A review by wickedcestus
Галактика Гутенберга. Становление человека печатающего by Marshall McLuhan, Маршалл Маклюэн

This book contains plenty of interesting insight into the ways our tools of written language affect the way we think and live, particularly phonetic writing and then the invention of print.

McLuhan's style can be frustrating, especially his use of literary quotations. I appreciate using scenes and aspects of famous literature to illustrate a point, but McLuhan always treated the works as if the authors specifically wrote them in order to make hiss point, which leads to some bizarre readings, especially when it comes to King Lear, which is quoted throughout. I wouldn't mind this except that he constantly refers to Shakespeare knowing and agreeing with his point, all on the basis of quotations that are often quite ambiguous and sometimes just completely beside the point.

As is often the case with books like this, he is a bit over-eager to associate historical trends with his narrative about literacy, and ends up in situations where it starts to feel like a stretch. He also makes a few bizarre statements regarding East Asian cultures, which he doesn't seem to know much about. He tends to handle exceptions to his argument by saying things like, "Germans and the Japanese, while far-advanced in literate and analytic technology, retained the core of auditory tribal unity and total togetherness," and then doesn't try to explain why or how this is the case.

However, these frustrations are infrequent and for the most part easy to ignore. The book is unique in its presentation of the subject matter, and opens up a whole new realm of analysis regarding the effects of literacy and print technology. While he argues that we have exited the age of print and entered the age of electronics -- which is what allows him to take an objective look at the effects of print in the first place -- there still remain in our present world much residue left over from that age.

What particularly interested me was his comparisons between the way people read manuscripts -- mostly aloud to themselves, and slowly -- and the printed word. I am a person who likes to sound out the words in my head as I read, and I think it is a valuable way of engaging yourself with the text and getting the most out of it, so it was somewhat vindicating to hear that this is how many books were traditionally read and meant to be read. Speed-reading has always felt to me like trivializing the text. I once heard a joke somewhere about someone who took a speed-reading course where they read War and Peace in twenty minutes, after which, when asked for a synopsis, they replied, "It's about Russia."

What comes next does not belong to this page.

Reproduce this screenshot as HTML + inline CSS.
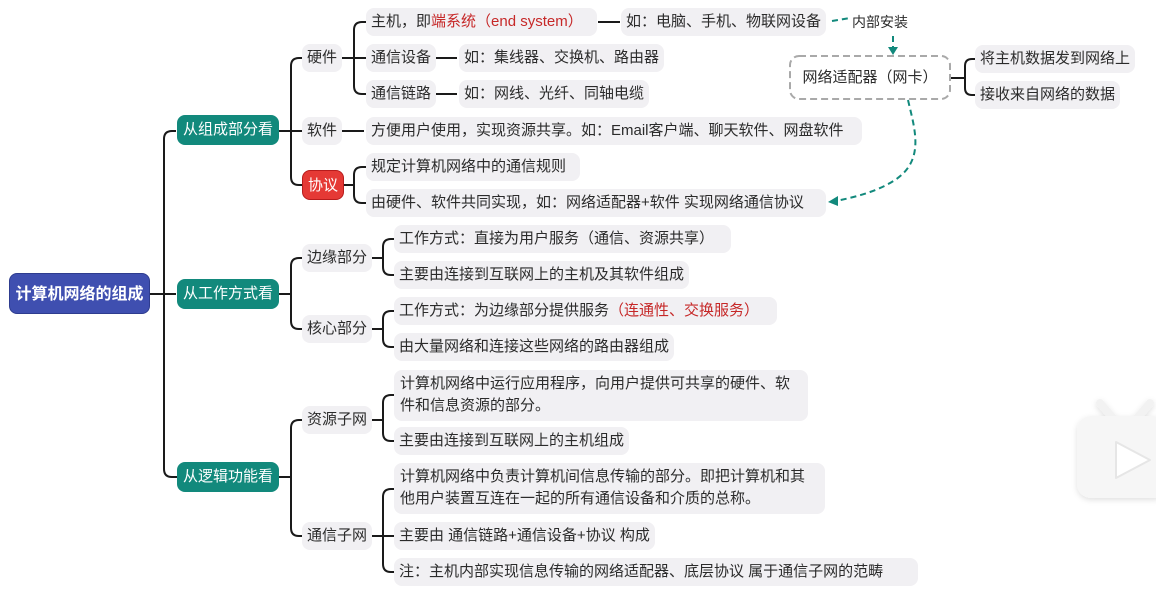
<!DOCTYPE html>
<html><head><meta charset="utf-8">
<style>
html,body{margin:0;padding:0;background:#fff;}
body{width:1156px;height:596px;position:relative;overflow:hidden;font-family:"Liberation Sans","Noto Sans CJK SC",sans-serif;color:#2b2b2b;}
.n{position:absolute;background:#f1f0f3;border-radius:8px;height:28px;line-height:28px;font-size:15px;white-space:nowrap;box-sizing:border-box;padding:0 5px;}
.m{height:51px;line-height:22px;padding:3px 6px;white-space:normal;}
.l1{position:absolute;background:#12897c;color:#fff;border-radius:8px;height:30px;line-height:30px;font-size:15px;text-align:center;width:102px;left:177px;}
.red{color:#c62828;}
svg{position:absolute;left:0;top:0;}
</style></head><body>
<svg width="1156" height="596" fill="none">
<defs><filter id="sh" x="-20%" y="-20%" width="140%" height="140%"><feDropShadow dx="0" dy="2" stdDeviation="3" flood-color="#000" flood-opacity="0.12"/></filter></defs>
<g stroke="#1a1a1a" stroke-width="2">
<path d="M150 294 H176"/>
<path d="M176 131 H172 Q164 131 164 139 V469 Q164 477 172 477 H177"/>
<path d="M278 131 H302"/>
<path d="M302 58 H299 Q291 58 291 66 V177 Q291 185 299 185 H302"/>
<path d="M341 58 H366"/>
<path d="M366 22 H362 Q354 22 354 30 V86 Q354 94 362 94 H366"/>
<path d="M598 22 H620"/>
<path d="M436 58 H457"/>
<path d="M436 94 H457"/>
<path d="M342 131 H364"/>
<path d="M342 185 H354"/>
<path d="M366 167 H362 Q354 167 354 175 V195 Q354 203 362 203 H366"/>
<path d="M278 294 H291"/>
<path d="M302 258 H299 Q291 258 291 266 V321 Q291 329 299 329 H302"/>
<path d="M371 258 H383"/>
<path d="M394 239 H391 Q383 239 383 247 V267 Q383 275 391 275 H394"/>
<path d="M371 329 H383"/>
<path d="M394 311 H391 Q383 311 383 319 V339 Q383 347 391 347 H394"/>
<path d="M278 477 H291"/>
<path d="M302 420 H299 Q291 420 291 428 V528 Q291 536 299 536 H302"/>
<path d="M371 420 H383"/>
<path d="M394 395 H391 Q383 395 383 403 V433 Q383 441 391 441 H394"/>
<path d="M371 536 H394"/>
<path d="M394 489 H391 Q383 489 383 497 V564 Q383 572 391 572 H394"/>
<path d="M950 78 H965"/>
<path d="M975 59 H972 Q965 59 965 66 V88 Q965 95 972 95 H975"/>
</g>
<g stroke="#12897c" stroke-width="2" stroke-dasharray="6 4">
<path d="M832 21 L850 18"/>
<path d="M893 36 V48"/>
<path d="M908 100 C915 130 925 160 895 180 C875 193 850 198 836 201"/>
</g>
<g fill="#12897c">
<path d="M888 47 L898 47 L893 55 Z"/>
<path d="M828 202 L838 196 L838 206 Z"/>
</g>
<rect x="790" y="56" width="160" height="43" rx="9" stroke="#a9a9a9" stroke-width="2" stroke-dasharray="7 4" fill="#fff"/>
<g filter="url(#sh)">
<path d="M1100 403 L1113 418 M1150 403 L1137 418" stroke="#f2f2f2" stroke-width="8" stroke-linecap="round"/>
<rect x="1077" y="416" width="90" height="82" rx="14" fill="#f6f6f6"/>
<path d="M1116 442 L1150 460 L1116 478 Z" fill="#fff" stroke="#e6e6e6" stroke-width="2" stroke-linejoin="round"/>
</g>
</svg>

<div style="position:absolute;left:9px;top:273px;width:141px;height:41px;line-height:41px;background:#3f4fb0;color:#fff;border-radius:8px;text-align:center;font-size:16px;font-weight:bold;border:1px solid #2e3c8f;box-sizing:border-box;">计算机网络的组成</div>

<div class="l1" style="top:115px;">从组成部分看</div>
<div class="l1" style="top:279px;">从工作方式看</div>
<div class="l1" style="top:462px;">从逻辑功能看</div>

<div class="n" style="left:302px;top:44px;">硬件</div>
<div class="n" style="left:302px;top:117px;">软件</div>
<div class="n" style="left:302px;top:170px;height:30px;line-height:30px;background:#e53935;color:#fff;border:1px solid #b71c1c;">协议</div>

<div class="n" style="left:366px;top:8px;width:231px;">主机，即<span class="red">端系统（end system）</span></div>
<div class="n" style="left:366px;top:44px;">通信设备</div>
<div class="n" style="left:366px;top:80px;">通信链路</div>
<div class="n" style="left:459px;top:44px;">如：集线器、交换机、路由器</div>
<div class="n" style="left:459px;top:80px;">如：网线、光纤、同轴电缆</div>
<div class="n" style="left:621px;top:8px;">如：电脑、手机、物联网设备</div>
<div style="position:absolute;left:852px;top:12px;font-size:14px;">内部安装</div>
<div class="n" style="left:366px;top:117px;width:496px;">方便用户使用，实现资源共享。如：Email客户端、聊天软件、网盘软件</div>
<div class="n" style="left:366px;top:153px;width:214px;">规定计算机网络中的通信规则</div>
<div class="n" style="left:366px;top:189px;width:460px;">由硬件、软件共同实现，如：网络适配器+软件 实现网络通信协议</div>

<div style="position:absolute;left:790px;top:56px;width:160px;height:43px;line-height:43px;text-align:center;font-size:15px;">网络适配器（网卡）</div>
<div class="n" style="left:975px;top:45px;">将主机数据发到网络上</div>
<div class="n" style="left:975px;top:81px;">接收来自网络的数据</div>

<div class="n" style="left:302px;top:244px;">边缘部分</div>
<div class="n" style="left:302px;top:315px;">核心部分</div>
<div class="n" style="left:394px;top:225px;width:337px;">工作方式：直接为用户服务（通信、资源共享）</div>
<div class="n" style="left:394px;top:261px;">主要由连接到互联网上的主机及其软件组成</div>
<div class="n" style="left:394px;top:297px;width:383px;">工作方式：为边缘部分提供服务<span class="red">（连通性、交换服务）</span></div>
<div class="n" style="left:394px;top:333px;">由大量网络和连接这些网络的路由器组成</div>

<div class="n" style="left:302px;top:406px;">资源子网</div>
<div class="n" style="left:302px;top:522px;">通信子网</div>
<div class="n m" style="left:394px;top:370px;width:414px;">计算机网络中运行应用程序，向用户提供可共享的硬件、软件和信息资源的部分。</div>
<div class="n" style="left:394px;top:427px;">主要由连接到互联网上的主机组成</div>
<div class="n m" style="left:394px;top:463px;width:431px;">计算机网络中负责计算机间信息传输的部分。即把计算机和其他用户装置互连在一起的所有通信设备和介质的总称。</div>
<div class="n" style="left:394px;top:522px;">主要由 通信链路+通信设备+协议 构成</div>
<div class="n" style="left:394px;top:558px;width:524px;">注：主机内部实现信息传输的网络适配器、底层协议 属于通信子网的范畴</div>
</body></html>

Another interesting idea brought up in the book is the way that literacy has affected science. One of the arguments of the book is that literacy promotes the visual sense above all others, divorcing words from their sounds and context and presenting them as a purely visual medium. He brings up that in science, even auditory or other forms of data are always converted to visual data in order to be analyzed and understood. I don't know the implications of this, and he doesn't get too far into it, but it's something interesting to think about.

The book often feels like an argument against literacy, but he stresses many times that the question is not whether literate culture is good or bad, but just that we should be aware of the way our technologies affect us. McLuhan's specialty was media analysis -- as in, analyzing the medium itself, not the content. It's definitely worthwhile try to zoom out and think about the way our tools affect the way we view the world. We often think that our view of reality is unmediated, but this book makes clear that that is not the case. Again, this is not necessarily bad, just something to be aware of.